··· Provided data

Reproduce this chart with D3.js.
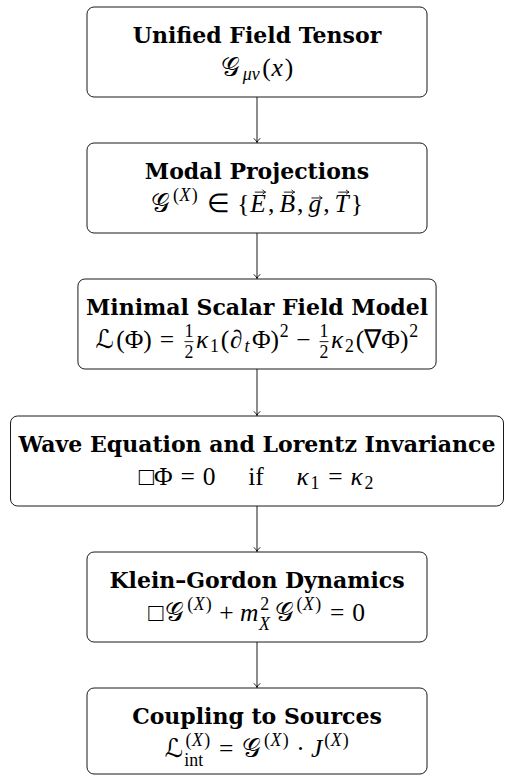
<!DOCTYPE html>
<html><head><meta charset="utf-8">
<script src="https://cdn.jsdelivr.net/npm/d3@7"></script>
<style>html,body{margin:0;padding:0;background:#fff;} svg{display:block}</style>
</head><body>
<script>
// ---------- DATA ----------
const steps = [
  "Unified Field Tensor",
  "Modal Projections",
  "Minimal Scalar Field Model",
  "Wave Equation and Lorentz Invariance",
  "Klein\u2013Gordon Dynamics",
  "Coupling to Sources"
];
const supX = [["rm","("],["it","X"],["rm",")"]];
const formula1 = [["cal","𝒢"],["sub",[["it","μν"]]],["rm","("],["it","x"],["rm",")"]];
const formula2 = [["cal","𝒢"],["sup",supX],["rel","∈"],["rm","{"],["vec","E"],["punct",","],["vec","B"],["punct",","],["vec","g"],["punct",","],["vec","T"],["rm","}"]];
const formula3 = [["cal","ℒ"],["rm","(Φ)"],["rel","="],["frac","1","2"],["it","κ"],["sub",[["rm","1"]]],["rm","("],["it","∂"],["sub",[["it","t"]]],["rm","Φ)"],["sup",[["rm","2"]]],["bin","−"],["frac","1","2"],["it","κ"],["sub",[["rm","2"]]],["rm","(∇Φ)"],["sup",[["rm","2"]]]];
const formula4 = [["rm","□Φ"],["rel","="],["rm","0"],["quad"],["rm","if"],["quad"],["it","κ"],["sub",[["rm","1"]]],["rel","="],["it","κ"],["sub",[["rm","2"]]]];
const formula5 = [["rm","□"],["cal","𝒢"],["sup",supX],["bin","+"],["it","m"],["subsup",[["it","X"]],[["rm","2"]]],["cal","𝒢"],["sup",supX],["rel","="],["rm","0"]];
const formula6 = [["cal","ℒ"],["subsup",[["rm","int"]],supX],["rel","="],["cal","𝒢"],["sup",supX],["bin","·"],["it","J"],["sup",supX]];
const formulas = [formula1, formula2, formula3, formula4, formula5, formula6];

// ---------- LAYOUT / STYLE ----------
const W = 505, H = 776;
const MATH = 25.5, TITLE = 22;
const cx = 257;
const boxH = 90, minW = 340, pad = 8;
const titleDy = 36, mathDy = 69;
const fonts = {
  it:  {family:"'Liberation Serif','Times New Roman',serif", style:"italic", weight:"normal"},
  rm:  {family:"'Liberation Serif','Times New Roman',serif", style:"normal", weight:"normal"},
  cal: {family:"'DejaVu Serif','DejaVu Sans','Noto Sans',serif", style:"normal", weight:"normal"},
  bf:  {family:"'DejaVu Serif',serif", style:"normal", weight:"bold"}
};

const svg = d3.select("body").append("svg").attr("width", W).attr("height", H);
const measurer = svg.append("text").attr("visibility","hidden");
function measure(str, kind, size){
  const f = fonts[kind];
  measurer.text(str).attr("font-family", f.family).attr("font-style", f.style)
    .attr("font-weight", f.weight).attr("font-size", size);
  return measurer.node().getComputedTextLength();
}

function layout(tokens, size){
  let x = 0; const items = [];
  const gap = 0.03*size;
  const putText = (str, kind, sz, dx, dy) => {
    const w = measure(str, kind, sz);
    items.push({type:"text", str, kind, size:sz, x:x+dx, y:dy});
    return w + gap;
  };
  tokens.forEach(tk => {
    const [type, a, b] = tk;
    if (type === "it" || type === "rm") {
      x += putText(a, type, size, 0, 0);
      if (type === "it") x += 0.04*size;
    } else if (type === "cal") {
      x += 0.04*size;
      x += putText(a, type, size, 0, 0);
      x += 0.08*size;
    } else if (type === "rel") {
      x += size*5/18; x += putText(a, "rm", size, 0, 0); x += size*5/18;
    } else if (type === "bin") {
      x += size*4/18; x += putText(a, "rm", size, 0, 0); x += size*4/18;
    } else if (type === "punct") {
      x += putText(a, "rm", size, 0, 0); x += size/6;
    } else if (type === "quad") {
      x += 1.25*size;
    } else if (type === "sup" || type === "sub" || type === "subsup") {
      const ss = size*0.7;
      let supL = null, subL = null;
      if (type === "sup") supL = layout(a, ss);
      if (type === "sub") subL = layout(a, ss);
      if (type === "subsup") { subL = layout(a, ss); supL = layout(b, ss); }
      const supShift = -0.44*size, subShift = (supL ? 0.35 : 0.17)*size;
      let w = 0;
      if (supL) { supL.items.forEach(it => items.push(Object.assign({}, it, {x: it.x + x, y: it.y + supShift}))); w = Math.max(w, supL.width); }
      if (subL) { subL.items.forEach(it => items.push(Object.assign({}, it, {x: it.x + x - (supL?0.05*size:0), y: it.y + subShift}))); w = Math.max(w, subL.width); }
      x += w + 0.05*size;
    } else if (type === "frac") {
      const ss = size*0.7;
      const wn = measure(a, "rm", ss), wd = measure(b, "rm", ss);
      const fw = Math.max(wn, wd);
      x += 0.1*size;
      items.push({type:"text", str:a, kind:"rm", size:ss, x:x+(fw-wn)/2, y:-0.42*size});
      items.push({type:"text", str:b, kind:"rm", size:ss, x:x+(fw-wd)/2, y:0.39*size});
      items.push({type:"rule", x:x, y:-0.25*size, w:fw});
      x += fw + 0.1*size;
    } else if (type === "vec") {
      const w = measure(a, "it", size);
      items.push({type:"text", str:a, kind:"it", size, x, y:0});
      const lower = a === a.toLowerCase();
      items.push({type:"vec", x: x + w*0.5 + 0.08*size, y: lower ? -0.55*size : -0.78*size, w: 0.42*size});
      x += w + 0.05*size + gap;
    }
  });
  return {items, width: x};
}

// ---------- DRAW ----------
const yScale = d3.scaleLinear().domain([0, steps.length - 1]).range([7, 688]);

const nodes = steps.map((title, i) => {
  const tw = measure(title, "bf", TITLE);
  const lay = layout(formulas[i], MATH);
  const w = Math.min(W - 8, Math.max(minW, tw + 2*pad, lay.width + 2*pad));
  const top = Math.round(yScale(i));
  const h = Math.min(boxH, H - 2 - top);
  return {title, tw, lay, w, top, h};
});

// arrows
const defs = svg.append("defs");
defs.append("marker").attr("id","arr").attr("viewBox","-6 -5 8 10")
  .attr("refX",0).attr("refY",0).attr("markerWidth",8).attr("markerHeight",10)
  .attr("markerUnits","userSpaceOnUse").attr("orient","auto")
  .append("path").attr("d","M-4.2,-3.2 Q-1.8,-0.6 0,0 Q-1.8,0.6 -4.2,3.2")
  .attr("fill","none").attr("stroke","#000").attr("stroke-width",0.9);

svg.selectAll("line.link").data(d3.pairs(nodes)).join("line")
  .attr("class","link")
  .attr("x1", cx).attr("x2", cx)
  .attr("y1", d => d[0].top + d[0].h)
  .attr("y2", d => d[1].top - 0.5)
  .attr("stroke","#000").attr("stroke-width",0.9)
  .attr("marker-end","url(#arr)");

const g = svg.selectAll("g.node").data(nodes).join("g").attr("class","node");
g.append("rect")
  .attr("x", d => cx - d.w/2).attr("y", d => d.top)
  .attr("width", d => d.w).attr("height", d => d.h)
  .attr("rx", 7).attr("ry", 7)
  .attr("fill","#fff").attr("stroke","#000").attr("stroke-width",0.9);

g.append("text")
  .attr("x", cx).attr("y", d => d.top + titleDy)
  .attr("text-anchor","middle")
  .attr("font-family", fonts.bf.family).attr("font-weight","bold")
  .attr("font-size", TITLE).attr("fill","#000")
  .text(d => d.title);

const mg = g.append("g")
  .attr("transform", d => `translate(${cx - d.lay.width/2},${d.top + mathDy})`);

mg.each(function(d){
  const sel = d3.select(this);
  const txt = sel.append("text").attr("fill","#000");
  d.lay.items.filter(it => it.type === "text").forEach(it => {
    const f = fonts[it.kind];
    txt.append("tspan").attr("x", it.x).attr("y", it.y)
      .attr("font-family", f.family).attr("font-style", f.style)
      .attr("font-size", it.size).text(it.str);
  });
  d.lay.items.forEach(it => {
    if (it.type === "rule") {
      sel.append("line").attr("x1", it.x).attr("x2", it.x + it.w)
        .attr("y1", it.y).attr("y2", it.y).attr("stroke","#000").attr("stroke-width",0.9);
    } else if (it.type === "vec") {
      const x0 = it.x - it.w/2, x1 = it.x + it.w/2;
      sel.append("path")
        .attr("d", `M${x0},${it.y} L${x1},${it.y} M${x1-3},${it.y-2.2} Q${x1-1},${it.y-0.4} ${x1},${it.y} Q${x1-1},${it.y+0.4} ${x1-3},${it.y+2.2}`)
        .attr("fill","none").attr("stroke","#000").attr("stroke-width",0.9);
    }
  });
});
measurer.remove();
</script>
</body></html>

······

▶ Given request: Your task is to reproduce exactly the lines from the start of the data above through the line containing "formula4, formula5, formula6];", leaving every picture out.

▶ Response to this exercise:
Reproduce this chart with D3.js.
<!DOCTYPE html>
<html><head><meta charset="utf-8">
<script src="https://cdn.jsdelivr.net/npm/d3@7"></script>
<style>html,body{margin:0;padding:0;background:#fff;} svg{display:block}</style>
</head><body>
<script>
// ---------- DATA ----------
const steps = [
  "Unified Field Tensor",
  "Modal Projections",
  "Minimal Scalar Field Model",
  "Wave Equation and Lorentz Invariance",
  "Klein\u2013Gordon Dynamics",
  "Coupling to Sources"
];
const supX = [["rm","("],["it","X"],["rm",")"]];
const formula1 = [["cal","𝒢"],["sub",[["it","μν"]]],["rm","("],["it","x"],["rm",")"]];
const formula2 = [["cal","𝒢"],["sup",supX],["rel","∈"],["rm","{"],["vec","E"],["punct",","],["vec","B"],["punct",","],["vec","g"],["punct",","],["vec","T"],["rm","}"]];
const formula3 = [["cal","ℒ"],["rm","(Φ)"],["rel","="],["frac","1","2"],["it","κ"],["sub",[["rm","1"]]],["rm","("],["it","∂"],["sub",[["it","t"]]],["rm","Φ)"],["sup",[["rm","2"]]],["bin","−"],["frac","1","2"],["it","κ"],["sub",[["rm","2"]]],["rm","(∇Φ)"],["sup",[["rm","2"]]]];
const formula4 = [["rm","□Φ"],["rel","="],["rm","0"],["quad"],["rm","if"],["quad"],["it","κ"],["sub",[["rm","1"]]],["rel","="],["it","κ"],["sub",[["rm","2"]]]];
const formula5 = [["rm","□"],["cal","𝒢"],["sup",supX],["bin","+"],["it","m"],["subsup",[["it","X"]],[["rm","2"]]],["cal","𝒢"],["sup",supX],["rel","="],["rm","0"]];
const formula6 = [["cal","ℒ"],["subsup",[["rm","int"]],supX],["rel","="],["cal","𝒢"],["sup",supX],["bin","·"],["it","J"],["sup",supX]];
const formulas = [formula1, formula2, formula3, formula4, formula5, formula6];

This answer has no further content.